Begin

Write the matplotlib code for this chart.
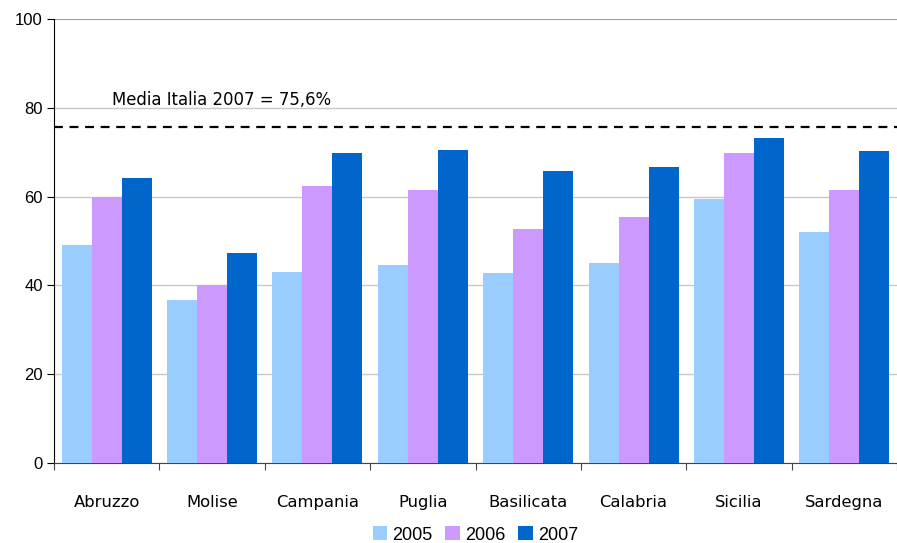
import matplotlib.pyplot as plt
import numpy as np

regioni = ['Abruzzo', 'Molise', 'Campania', 'Puglia', 'Basilicata',
           'Calabria', 'Sicilia', 'Sardegna']
anni = ['2005', '2006', '2007']
val_2005 = [49.0, 36.8, 43.1, 44.5, 42.9, 45.1, 59.4, 52.1]
val_2006 = [60.0, 40.0, 62.5, 61.4, 52.6, 55.3, 69.8, 61.4]
val_2007 = [64.1, 47.4, 69.8, 70.4, 65.7, 66.6, 73.1, 70.2]
media_italia = 75.6

colori = ['#99CCFF', '#CC99FF', '#0066CC']

fig = plt.figure(figsize=(8.97, 5.43), dpi=100)
ax = fig.add_axes([54/897, 1-463/543, 1-54/897, 444/543])

x = np.arange(len(regioni))
w = 0.285
for i, (serie, col, lab) in enumerate(zip([val_2005, val_2006, val_2007], colori, anni)):
    ax.bar(x + (i-1)*w, serie, width=w, color=col, label=lab, zorder=3)

# media nazionale
ax.axhline(media_italia, color='black', linestyle=(0, (4, 3)), linewidth=1.6, zorder=4)
ax.text(0.05, 80.7, 'Media Italia 2007 = 75,6%', fontsize=11.9, family='DejaVu Sans')

ax.set_ylim(0, 100)
ax.set_xlim(-0.5, 7.45)
ax.set_yticks(range(0, 101, 20))
ax.yaxis.grid(True, color='#C8C8C8', linewidth=1, zorder=0)
ax.set_axisbelow(True)
ax.set_xticks(np.arange(len(regioni)+1) - 0.5, minor=False)
ax.set_xticklabels([])
ax.set_xticks(x, minor=True)
ax.set_xticklabels(regioni, minor=True, fontsize=11.8, family='DejaVu Sans')
ax.tick_params(axis='x', which='minor', length=0, pad=23)
ax.tick_params(axis='x', which='major', length=5, color='#444444')
ax.tick_params(axis='y', length=5, labelsize=12, pad=3)
for t in ax.get_yticklabels():
    t.set_family('Liberation Sans')

for s in ['top', 'right']:
    ax.spines[s].set_visible(False)
ax.spines['left'].set_color('black')
ax.spines['bottom'].set_color('#444444')
ax.axhline(100, color='#999999', linewidth=1.2, zorder=2)

leg = ax.legend(loc='center', bbox_to_anchor=(0.5, -(535-463)/444), ncol=3,
                frameon=False, handlelength=0.8, handleheight=0.8,
                handletextpad=0.3, columnspacing=0.7, borderpad=0.1,
                prop={'family': 'Liberation Sans', 'size': 13})

fig.savefig('out.png', dpi=100)
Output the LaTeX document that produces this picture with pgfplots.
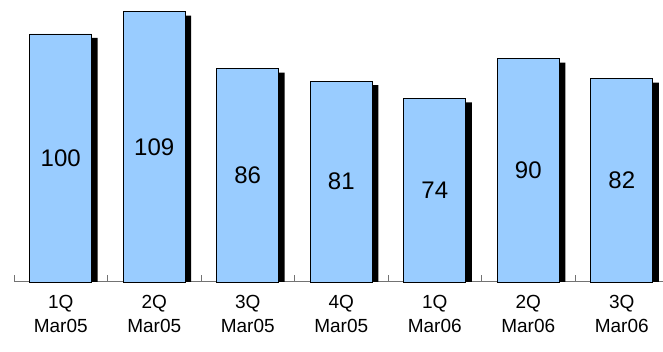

End

Set the entries down again exactly. Do not include the images.

Write the matplotlib code for this chart.
import matplotlib.pyplot as plt
import numpy as np

regioni = ['Abruzzo', 'Molise', 'Campania', 'Puglia', 'Basilicata',
           'Calabria', 'Sicilia', 'Sardegna']
anni = ['2005', '2006', '2007']
val_2005 = [49.0, 36.8, 43.1, 44.5, 42.9, 45.1, 59.4, 52.1]
val_2006 = [60.0, 40.0, 62.5, 61.4, 52.6, 55.3, 69.8, 61.4]
val_2007 = [64.1, 47.4, 69.8, 70.4, 65.7, 66.6, 73.1, 70.2]
media_italia = 75.6

colori = ['#99CCFF', '#CC99FF', '#0066CC']

fig = plt.figure(figsize=(8.97, 5.43), dpi=100)
ax = fig.add_axes([54/897, 1-463/543, 1-54/897, 444/543])

x = np.arange(len(regioni))
w = 0.285
for i, (serie, col, lab) in enumerate(zip([val_2005, val_2006, val_2007], colori, anni)):
    ax.bar(x + (i-1)*w, serie, width=w, color=col, label=lab, zorder=3)

# media nazionale
ax.axhline(media_italia, color='black', linestyle=(0, (4, 3)), linewidth=1.6, zorder=4)
ax.text(0.05, 80.7, 'Media Italia 2007 = 75,6%', fontsize=11.9, family='DejaVu Sans')

ax.set_ylim(0, 100)
ax.set_xlim(-0.5, 7.45)
ax.set_yticks(range(0, 101, 20))
ax.yaxis.grid(True, color='#C8C8C8', linewidth=1, zorder=0)
ax.set_axisbelow(True)
ax.set_xticks(np.arange(len(regioni)+1) - 0.5, minor=False)
ax.set_xticklabels([])
ax.set_xticks(x, minor=True)
ax.set_xticklabels(regioni, minor=True, fontsize=11.8, family='DejaVu Sans')
ax.tick_params(axis='x', which='minor', length=0, pad=23)
ax.tick_params(axis='x', which='major', length=5, color='#444444')
ax.tick_params(axis='y', length=5, labelsize=12, pad=3)
for t in ax.get_yticklabels():
    t.set_family('Liberation Sans')

for s in ['top', 'right']:
    ax.spines[s].set_visible(False)
ax.spines['left'].set_color('black')
ax.spines['bottom'].set_color('#444444')
ax.axhline(100, color='#999999', linewidth=1.2, zorder=2)

leg = ax.legend(loc='center', bbox_to_anchor=(0.5, -(535-463)/444), ncol=3,
                frameon=False, handlelength=0.8, handleheight=0.8,
                handletextpad=0.3, columnspacing=0.7, borderpad=0.1,
                prop={'family': 'Liberation Sans', 'size': 13})

fig.savefig('out.png', dpi=100)
Output the LaTeX document that produces this picture with pgfplots.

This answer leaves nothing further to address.